When the positive examples make up 4% of the dataset, which is roughly the true proportion when we record all game data, it is a bit hit-and-miss as to whether the model progresses much with recall in 300 epochs. The ordering of which loss functions were better or worse was different in all runs. gamma = 0.4 was the best on three of the runs, but failed to make any progress with recall in the other two runs (out of 5 runs).
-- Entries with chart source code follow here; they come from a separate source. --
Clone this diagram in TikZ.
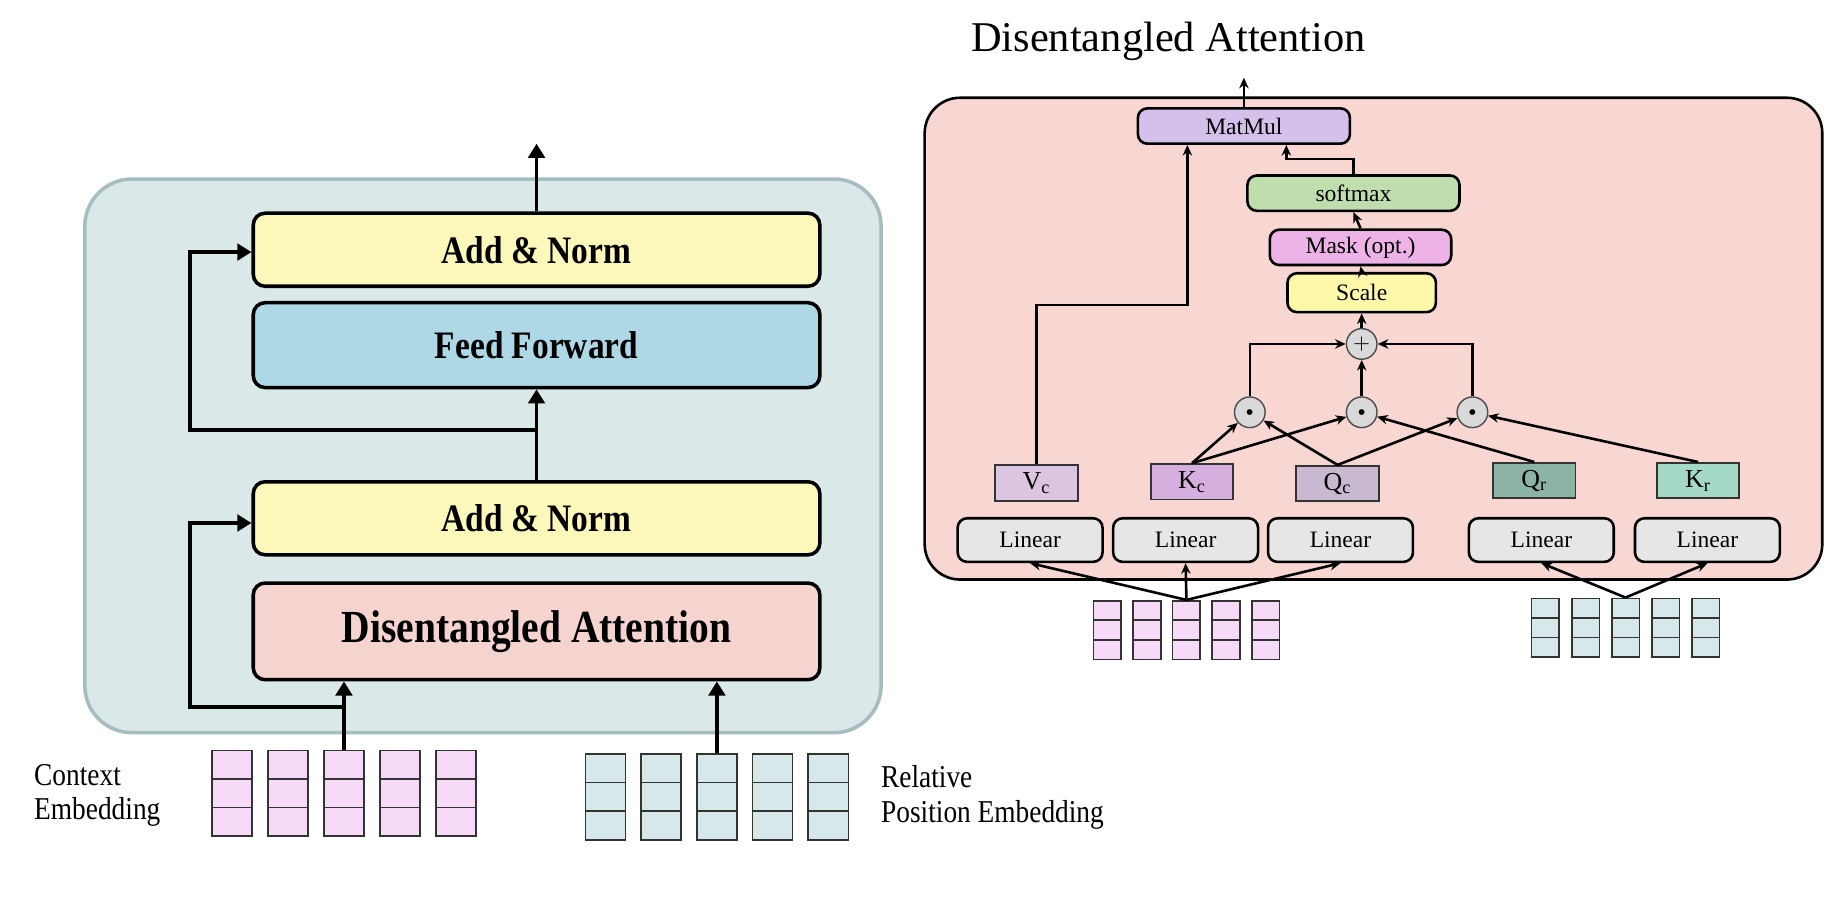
\documentclass[tikz,border=0pt]{standalone}
\usepackage{fontspec}
\setmainfont{Liberation Serif}
\newfontfamily\narrowfont[FakeStretch=0.86]{Liberation Serif}
\usetikzlibrary{arrows.meta}
\definecolor{layerfill}{HTML}{DAE8E8}
\definecolor{layeredge}{HTML}{A5BCC0}
\definecolor{normfill}{HTML}{FCF8BA}
\definecolor{fffill}{HTML}{AED8E5}
\definecolor{attnfill}{HTML}{F5D3CE}
\definecolor{ctxpink}{HTML}{F7DAF8}
\definecolor{relteal}{HTML}{D7E8EA}
\definecolor{panelpink}{HTML}{F8D7D3}
\definecolor{matfill}{HTML}{D4C0EA}
\definecolor{smfill}{HTML}{C0DDAE}
\definecolor{maskfill}{HTML}{EDB3E6}
\definecolor{scalefill}{HTML}{FDF9A9}
\definecolor{opgray}{HTML}{D9D9D9}
\definecolor{lingray}{HTML}{E6E6E6}
\definecolor{vcfill}{HTML}{DCC5E1}
\definecolor{kcfill}{HTML}{D5AFDD}
\definecolor{qcfill}{HTML}{C9B9D0}
\definecolor{qrfill}{HTML}{8BB4A6}
\definecolor{krfill}{HTML}{A3D9C5}
\tikzset{
  bigbox/.style={draw,line width=1.5pt,rounded corners=5pt,minimum width=240.5pt,
    font=\narrowfont\bfseries\fontsize{16.5}{18}\selectfont},
  flow/.style={line width=1.6pt,-{Triangle[width=7pt,length=6pt]}},
  opbox/.style={draw,line width=1.1pt,rounded corners=4pt,minimum height=15pt,
    inner sep=0pt,font=\fontsize{10}{12}\selectfont},
  linbox/.style={opbox,fill=lingray,minimum width=61.5pt,minimum height=18.5pt},
  vecbox/.style={draw=black!80,line width=0.8pt,minimum width=35pt,minimum height=15pt,
    inner sep=0pt,font=\fontsize{11}{12}\selectfont},
  opcirc/.style={circle,draw=black!70,line width=0.6pt,fill=opgray,minimum size=13pt,
    inner sep=0pt,font=\fontsize{9}{10}\selectfont},
  link/.style={line width=1.1pt,-{Stealth[length=4.5pt,width=4pt]}},
  cell/.style={draw=black!80,line width=0.7pt,inner sep=0pt}
}
\begin{document}
\begin{tikzpicture}[x=0.5pt,y=-0.5pt]
  \useasboundingbox (0,0) rectangle (1568,780);
  % encoder layer
  \draw[draw=layeredge,line width=1.5pt,fill=layerfill,rounded corners=20pt] (72,152) rectangle (748,622);
  \node[bigbox,fill=normfill,minimum height=31pt] (an2) at (455.5,212) {Add \& Norm};
  \node[bigbox,fill=fffill,minimum height=36pt] (ff) at (455.5,293) {Feed Forward};
  \node[bigbox,fill=normfill,minimum height=31pt] (an1) at (455.5,440) {Add \& Norm};
  \node[bigbox,fill=attnfill,minimum height=41pt,font=\narrowfont\bfseries\fontsize{19.5}{21}\selectfont] (da) at (455.5,536) {Disentangled Attention};
  \foreach \i in {0,...,4}
    \foreach \j in {0,1,2}{
      \node[cell,fill=ctxpink,minimum width=17pt,minimum height=12.15pt] (ctx\i\j) at ({197+47.5*\i},{649.2+24.3*\j}) {};
      \node[cell,fill=relteal,minimum width=17pt,minimum height=12.15pt] (rel\i\j) at ({514+47.3*\i},{652.2+24.3*\j}) {};}
  \node[anchor=west,align=left,font=\narrowfont\fontsize{13.5}{14.5}\selectfont] (ctxlab) at (22,675) {Context\\Embedding};
  \node[anchor=west,align=left,font=\narrowfont\fontsize{13.5}{14.5}\selectfont] (rellab) at (741,677) {Relative\\Position Embedding};
  \coordinate (out) at (455.5,122);
  \coordinate (res1) at (ctx20.north |- 0,600);
  \coordinate (res2) at (an1.north |- 0,365);
  \draw[flow] (ctx20.north) -- (ctx20.north |- da.south);
  \draw[flow] (rel20.north) -- (rel20.north |- da.south);
  \draw[flow] (res1) -| ([xshift=-26pt,yshift=-2pt]an1.west) -- ([yshift=-2pt]an1.west);
  \draw[flow] (an1.north) -- (ff.south);
  \draw[flow] (res2) -| ([xshift=-26pt,yshift=-1pt]an2.west) -- ([yshift=-1pt]an2.west);
  \draw[flow] (an2.north) -- (out);
  % attention detail
  \node[font=\fontsize{18}{20}\selectfont] (title) at (992,35) {Disentangled Attention};
  \draw[line width=1.1pt,fill=panelpink,rounded corners=15pt] (785,83) rectangle (1547,492);
  \node[opbox,fill=matfill,minimum width=90pt] (mm) at (1056,107) {MatMul};
  \node[opbox,fill=smfill,minimum width=90pt] (sm) at (1149,164) {softmax};
  \node[opbox,fill=maskfill,minimum width=77pt] (mask) at (1155,210) {Mask (opt.)};
  \node[opbox,fill=scalefill,minimum width=63pt,minimum height=16.5pt] (scale) at (1156,248.5) {Scale};
  \node[opcirc] (plus) at (1156,292) {$+$};
  \foreach \n/\x in {d1/1061,d2/1156,d3/1250}
    \node[opcirc] (\n) at (\x,350) {\fontsize{5}{5}\selectfont$\bullet$};
  \node[vecbox,fill=vcfill] (vc) at (880,410) {V\textsubscript{c}};
  \node[vecbox,fill=kcfill] (kc) at (1012,409) {K\textsubscript{c}};
  \node[vecbox,fill=qcfill] (qc) at (1135.5,410.5) {Q\textsubscript{c}};
  \node[vecbox,fill=qrfill] (qr) at (1302.5,408) {Q\textsubscript{r}};
  \node[vecbox,fill=krfill] (kr) at (1441.5,408) {K\textsubscript{r}};
  \foreach \n/\x in {l1/874.5,l2/1006.5,l3/1138,l4/1308.5,l5/1449.5}
    \node[linbox] (\n) at (\x,458.5) {Linear};
  \foreach \i in {0,...,4}
    \foreach \j in {0,1,2}{
      \node[cell,fill=ctxpink,minimum width=11.75pt,minimum height=8.3pt] (sctx\i\j) at ({940+33.6*\i},{518.3+16.6*\j}) {};
      \node[cell,fill=relteal,minimum width=11.75pt,minimum height=8.3pt] (srel\i\j) at ({1312+34*\i},{516.3+16.6*\j}) {};}
  \coordinate (mmout) at (1056,66);
  \draw[link] (mm.north) -- (mmout);
  \draw[link] (vc.north) |- ([xshift=-24pt,yshift=-68pt]mm.south) -- ([xshift=-24pt]mm.south);
  \draw[link] (sm.north) -- ++(0,-13) -| ([xshift=18pt]mm.south);
  \draw[link] (mask.north) -- (sm.south);
  \draw[link] (scale.north) -- (mask.south);
  \draw[link] (plus.north) -- (scale.south);
  \draw[link] (d1.north) |- (plus.west);
  \draw[link] (d2.north) -- (plus.south);
  \draw[link] (d3.north) |- (plus.east);
  \draw[link] (kc.north) -- (d1);
  \draw[link] (kc.north) -- (d2);
  \draw[link] (qc.north) -- (d1);
  \draw[link] (qc.north) -- (d3);
  \draw[link] (qr.north) -- (d2);
  \draw[link] (kr.north) -- (d3);
  \foreach \n in {l1,l2,l3}
    \draw[link] (sctx20.north) -- (\n.south);
  \foreach \n in {l4,l5}
    \draw[link] (srel20.north) -- (\n.south);
\end{tikzpicture}
\end{document}
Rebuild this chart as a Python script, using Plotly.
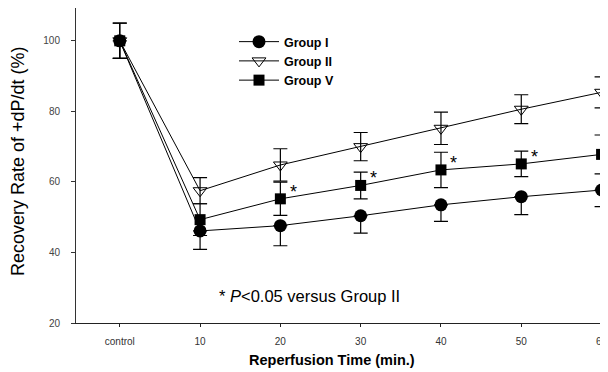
import plotly.graph_objects as go

categories = ["control", "10", "20", "30", "40", "50", "60"]
group1 = [100, 46.1, 47.6, 50.4, 53.5, 55.8, 57.7]
group1_err = [5.0, 5.2, 5.7, 4.9, 4.7, 5.1, 4.7]
group2 = [100, 57.5, 64.8, 70.0, 75.2, 80.6, 85.4]
group2_err = [5.0, 3.7, 4.6, 4.0, 4.6, 4.1, 4.4]
group5 = [100, 49.3, 55.2, 59.0, 63.4, 65.1, 67.8]
group5_err = [5.0, 4.5, 4.7, 3.8, 5.0, 3.6, 5.5]
group5_sig = [False, False, True, True, True, True, True]
y_ticks = [20, 40, 60, 80, 100]

x = list(range(len(categories)))
FONT = "Liberation Sans, Arial, sans-serif"

# page is offset by the default 8px body margin; plot area spans page x 76..608, y 8..323
PL, PT, PW, PH = 76, 8, 532, 315


def px(xp):
    return (xp - PL) / PW


def py(yp):
    return (PT + PH - yp) / PH


fig = go.Figure()
fig.add_trace(go.Scatter(
    x=x, y=group1, name="Group I", mode="lines+markers",
    line=dict(color="black", width=1),
    marker=dict(symbol="circle", size=13, color="black"),
    error_y=dict(type="data", symmetric=False, array=[0] * len(group1),
                 arrayminus=group1_err, color="black", thickness=1.2, width=7),
    cliponaxis=False,
))
fig.add_trace(go.Scatter(
    x=x, y=group2, name="Group II", mode="lines+markers",
    line=dict(color="black", width=1),
    marker=dict(symbol="triangle-down-open", size=12, color="black",
                line=dict(width=1)),
    error_y=dict(type="data", array=group2_err, color="black",
                 thickness=1.2, width=7),
    cliponaxis=False,
))
fig.add_trace(go.Scatter(
    x=x, y=group5, name="Group V", mode="lines+markers",
    line=dict(color="black", width=1),
    marker=dict(symbol="square", size=11, color="black"),
    error_y=dict(type="data", array=group5_err, color="black",
                 thickness=1.2, width=7),
    cliponaxis=False,
))

for xi, yi, s in zip(x, group5, group5_sig):
    if s:
        fig.add_annotation(x=xi, y=yi, text="*", showarrow=False,
                           xshift=13, yshift=7,
                           font=dict(family=FONT, size=18, color="black"))

fig.add_annotation(xref="paper", yref="paper", x=px(217), y=py(296),
                   xanchor="left", yanchor="middle",
                   text="* <i>P</i>&lt;0.05 versus Group II", showarrow=False,
                   font=dict(family=FONT, size=16.5, color="black"))
fig.add_annotation(xref="paper", yref="paper", x=px(332), y=py(360),
                   xanchor="center", yanchor="middle",
                   text="<b>Reperfusion Time (min.)</b>", showarrow=False,
                   font=dict(family=FONT, size=14.5, color="black"))
fig.add_annotation(xref="paper", yref="paper", x=px(18), y=py(161),
                   xanchor="center", yanchor="middle", textangle=-90,
                   text="Recovery Rate of +dP/dt (%)", showarrow=False,
                   font=dict(family=FONT, size=18, color="black"))

fig.update_layout(
    width=600, height=364,
    margin=dict(l=PL - 8, r=0, t=PT - 8, b=364 - (PT - 8) - PH),
    paper_bgcolor="white", plot_bgcolor="white",
    showlegend=True,
    legend=dict(x=px(234), y=py(27), xanchor="left",
                yanchor="top", bgcolor="rgba(0,0,0,0)",
                font=dict(family=FONT, size=12.5, color="black", weight="bold"),
                tracegroupgap=0, itemwidth=40),
    font=dict(family=FONT, color="black"),
)
fig.update_xaxes(
    range=[-0.545, 6.08], tickvals=x, ticktext=categories,
    showgrid=False, zeroline=False, showline=True, linecolor="#222",
    linewidth=1, ticks="outside", ticklen=3, tickcolor="#222",
    ticklabelstandoff=6,
    tickfont=dict(family=FONT, size=10, color="#333"),
)
fig.update_yaxes(
    range=[20, 109.3], tickvals=y_ticks,
    showgrid=False, zeroline=False, showline=True, linecolor="#333",
    linewidth=1, ticks="outside", ticklen=4, tickcolor="#333",
    ticklabelstandoff=9,
    tickfont=dict(family=FONT, size=10, color="#444"),
)

fig.write_html("out.html")
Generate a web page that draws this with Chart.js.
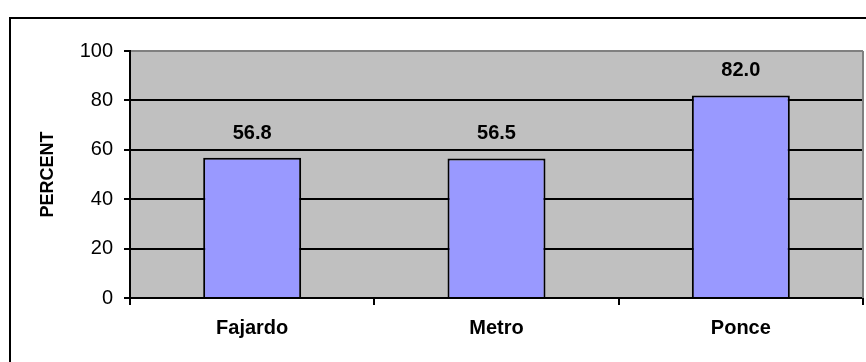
<!DOCTYPE html>
<html>
<head>
<meta charset="utf-8">
<script src="https://cdn.jsdelivr.net/npm/chart.js@4"></script>
<style>
  html, body { margin: 0; padding: 0; background: #fff; overflow: hidden; }
  #frame {
    position: absolute; left: 9px; top: 17px;
    width: 2000px; height: 2000px;
    border-left: 2px solid #000; border-top: 2px solid #000;
  }
  #percent-chart { position: absolute; left: 0; top: 0; }
</style>
</head>
<body>
<div id="frame"></div>
<canvas id="percent-chart" width="866" height="362"></canvas>
<script>
// Regions and their percentages
const regions = ['Fajardo', 'Metro', 'Ponce'];
const percentValues = [56.8, 56.5, 82.0];
const yTicks = [0, 20, 40, 60, 80, 100];

const FONT = '"Liberation Sans", Arial, sans-serif';

// Gray plot background with the gray top/right edge
const plotBackground = {
  id: 'plotBackground',
  beforeDraw(chart) {
    const { ctx, chartArea } = chart;
    ctx.save();
    ctx.fillStyle = '#c0c0c0';
    ctx.fillRect(chartArea.left, chartArea.top, chartArea.right - chartArea.left, chartArea.bottom - chartArea.top);
    ctx.restore();
  },
  afterDatasetsDraw(chart) {
    const { ctx, chartArea } = chart;
    ctx.save();
    ctx.strokeStyle = '#808080';
    ctx.lineWidth = 2;
    ctx.beginPath();
    ctx.moveTo(chartArea.right, chartArea.top);
    ctx.lineTo(chartArea.right, chartArea.bottom);
    ctx.stroke();
    ctx.restore();
  }
};

// Value above each bar
const barValues = {
  id: 'barValues',
  afterDatasetsDraw(chart) {
    const { ctx } = chart;
    const meta = chart.getDatasetMeta(0);
    ctx.save();
    ctx.font = 'bold 20px ' + FONT;
    ctx.fillStyle = '#000';
    ctx.textAlign = 'center';
    ctx.textBaseline = 'alphabetic';
    meta.data.forEach((bar, i) => {
      ctx.fillText(percentValues[i].toFixed(1), bar.x, bar.y - 19);
    });
    ctx.restore();
  }
};

const chartData = {
  labels: regions,
  datasets: [
    {
      data: percentValues,
      backgroundColor: '#9999ff',
      borderColor: '#000',
      borderWidth: 2,
      categoryPercentage: 1,
      barPercentage: 0.401
    }
  ]
};

new Chart(document.getElementById('percent-chart'), {
  type: 'bar',
  data: chartData,
  options: {
    responsive: false,
    animation: false,
    layout: { padding: { top: 51, right: 3, left: 0, bottom: 0 } },
    scales: {
      x: {
        grid: {
          offset: true,
          drawOnChartArea: false,
          tickLength: 7,
          tickColor: '#000',
          lineWidth: 2
        },
        border: { color: '#000', width: 2 },
        ticks: {
          color: '#000',
          padding: 11,
          font: { family: FONT, size: 20, weight: 'bold' }
        },
        afterFit(scale) { scale.height = 64; }
      },
      y: {
        min: 0,
        max: 100,
        afterBuildTicks(scale) { scale.ticks = yTicks.map(v => ({ value: v })); },
        grid: {
          color: ctx => (ctx.tick && ctx.tick.value === 100 ? '#808080' : '#000'),
          tickColor: '#000',
          lineWidth: 2,
          tickLength: 6
        },
        border: { color: '#000', width: 2 },
        ticks: {
          color: '#000',
          padding: 11,
          font: { family: FONT, size: 20 }
        },
        title: {
          display: true,
          text: 'PERCENT',
          color: '#000',
          padding: { top: 37, bottom: 0 },
          font: { family: FONT, size: 18, weight: 'bold' }
        },
        afterFit(scale) { scale.width = 130; }
      }
    },
    plugins: {
      legend: { display: false },
      tooltip: { enabled: false }
    }
  },
  plugins: [plotBackground, barValues]
});
</script>
</body>
</html>
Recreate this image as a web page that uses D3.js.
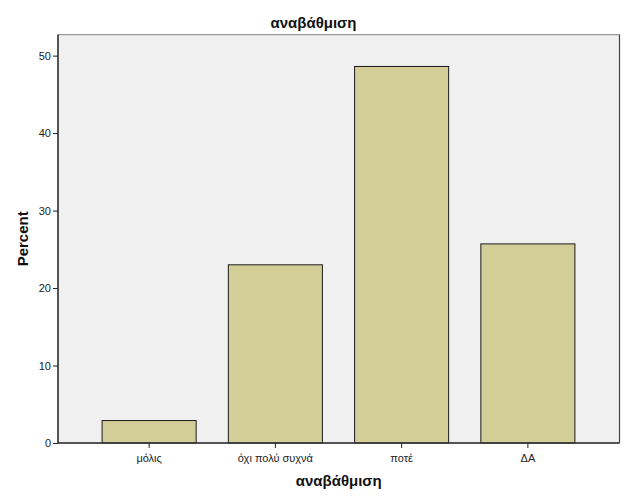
<!DOCTYPE html>
<html>
<head>
<meta charset="utf-8">
<script src="https://cdn.jsdelivr.net/npm/d3@7"></script>
<style>
html,body{margin:0;padding:0;background:#fff;}
svg{display:block;font-family:"Liberation Sans",Arial,sans-serif;}
</style>
</head>
<body>
<svg id="chart" width="627" height="502"></svg>
<script>
const categories = ["μόλις", "όχι πολύ συχνά", "ποτέ", "ΔΑ"];
const percentValues = [2.9, 23.0, 48.6, 25.7];
const yTickValues = [0, 10, 20, 30, 40, 50];
const chartTitle = "αναβάθμιση";
const xAxisTitle = "αναβάθμιση";
const yAxisTitle = "Percent";

const svg = d3.select("#chart");
const frame = {left: 58, right: 619.5, top: 34.7, bottom: 443};

const x = d3.scaleBand()
  .domain(categories)
  .range([86, 591])
  .paddingInner(0.255)
  .paddingOuter(0.1275);

const y = d3.scaleLinear()
  .domain([0, 52.7])
  .range([frame.bottom, frame.top]);

// plot background
svg.append("rect")
  .attr("x", frame.left).attr("y", frame.top)
  .attr("width", frame.right - frame.left)
  .attr("height", frame.bottom - frame.top)
  .attr("fill", "#f0f0f0")
  .attr("stroke", "#808080")
  .attr("stroke-width", 1);
svg.append("line")
  .attr("x1", frame.right).attr("x2", frame.right)
  .attr("y1", frame.top).attr("y2", frame.bottom)
  .attr("stroke", "#444").attr("stroke-width", 1.2);

// bars
svg.append("g").selectAll("rect")
  .data(categories)
  .join("rect")
  .attr("x", d => x(d))
  .attr("width", x.bandwidth())
  .attr("y", (d, i) => y(percentValues[i]))
  .attr("height", (d, i) => y(0) - y(percentValues[i]))
  .attr("fill", "#d3ce97")
  .attr("stroke", "#1a1a1a")
  .attr("stroke-width", 1);

// y axis
const yAxis = svg.append("g")
  .attr("transform", `translate(${frame.left},0)`)
  .call(d3.axisLeft(y).tickValues(yTickValues).tickSize(5).tickPadding(2).tickFormat(d3.format("d")));
yAxis.select(".domain").attr("d", `M0,${frame.top}V${frame.bottom}`).attr("stroke", "#333").attr("stroke-width", 1.5);
yAxis.selectAll(".tick line").attr("stroke", "#222");
yAxis.selectAll(".tick text").attr("font-size", 11).attr("fill", "#222")
  .attr("font-family", "Liberation Sans, Arial, sans-serif");

// x axis
const xAxis = svg.append("g")
  .attr("transform", `translate(0,${frame.bottom})`)
  .call(d3.axisBottom(x).tickSize(5).tickPadding(6));
xAxis.select(".domain").attr("d", `M${frame.left},0H${frame.right}`).attr("stroke", "#333").attr("stroke-width", 1.5);
xAxis.selectAll(".tick line").attr("stroke", "#222");
xAxis.selectAll(".tick text").attr("font-size", 11).attr("fill", "#222")
  .attr("font-family", "Liberation Sans, Arial, sans-serif");

// titles
svg.append("text")
  .attr("x", 313.5).attr("y", 28)
  .attr("text-anchor", "middle")
  .attr("font-size", 15).attr("font-weight", "bold").attr("fill", "#111")
  .text(chartTitle);

svg.append("text")
  .attr("x", (frame.left + frame.right) / 2).attr("y", 486)
  .attr("text-anchor", "middle")
  .attr("font-size", 15).attr("font-weight", "bold").attr("fill", "#111")
  .text(xAxisTitle);

svg.append("text")
  .attr("transform", `translate(28,${(frame.top + frame.bottom) / 2}) rotate(-90)`)
  .attr("text-anchor", "middle")
  .attr("font-size", 15).attr("font-weight", "bold").attr("fill", "#111")
  .text(yAxisTitle);
</script>
</body>
</html>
BCE made progress (and beat some of the focal loss functions) on two of the runs, so it is not clear that focal loss makes a huge difference.

# Conclusion

The model struggles with recall when the positive examples make up less than 10% of the dataset, but even when they are as low as 4%, it is possible for the model to learn eventually, even without modifying the loss function. This suggests that we can proceed with integrating the block landing model architecture into the Tetris emulator and expect some improvement in performance. If we fail to see an improvement, we can try gathering a larger dataset so the model has enough examples of uncommon events to learn from.